Setting the right limits for alerting usually requires trial and error. It may take some adjustment to prevent too many unimportant alerts or too few important ones. The limits should be tuned so that, for example, one spike in an isolated vital sign doesn’t trigger an alert, but 10 vital signs getting within 10% of their upper limits do.

It’s easy to create alerts quickly using the wizard, but still more options for tuning alerts are available using Manager. Remember that saved searches underlie alerts. As a result, you edit them like you would a saved search. To edit to your alert, choose Manager and then Searches and Reports. Select a saved search from the list to display its parameters.
Setting Alert Conditions
Thinking of an alert as an If-Then statement, you have more flexibility on the If side by editing through the Manager. The alert can be set to trigger:

  • Always
  • Depending on the number of events, hosts, sources
  • Custom condition

Setting Custom Conditions
Although the UI offers flexibility for configuring the most common kinds of alert conditions, sometimes you need even more flexibility in the form of custom conditions.
A custom condition is a search against the results of the alert’s main search.
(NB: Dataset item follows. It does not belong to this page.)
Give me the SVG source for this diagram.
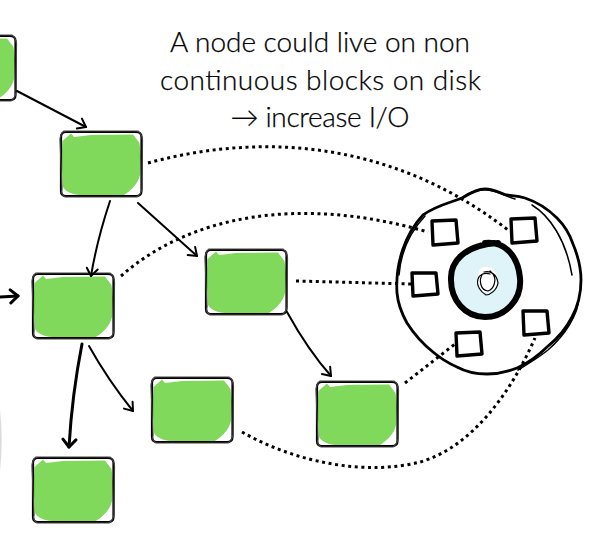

If it returns any results, the condition is true, and the alert is fired.
Throttling Alerts

Splunk lets you throttle alerts so that even if they are triggered, they go off only once in a particular time interval. In other words, if the first alert is like the first kernel of popcorn that pops, you don’t want alerts for all those other kernels, which are really related to that first alert. (If popcorn had a second alert, it should go off just after all functional kernels pop and before any of them burn.) This is what throttling does. You can tell Splunk to alert you but not to keep alerting you.

alert mode
Customizing Actions for Alerting

By writing or modifying scripts, you can set up custom actions for alerts.
For example, you may want an alert to:

  • Send an SMS to the people who can help with the problem.
  • Create a helpdesk ticket or other type of trouble ticket.
  • Restart the server.

All alert actions are based on a script, including sending an email. So is creating an RSS feed. With that in mind, you can see that you can set up alert actions as flexibly as needed using scripting.

The Alerts Manager

Mission control for alerts is the Alert manager. Click Alert in the upper right corner of the screen to display the Alert manager.
The Alert manager shows the list of most recent firings of alerts (i.e., alert instances). It shows when the alert instance fired, and provides a link to view the search results from that firing and to delete the firing. It also shows the alert’s name, app, type (scheduled, real-time, or rolling window), severity, and mode (digest or per-result). You can also edit the alert’s definition.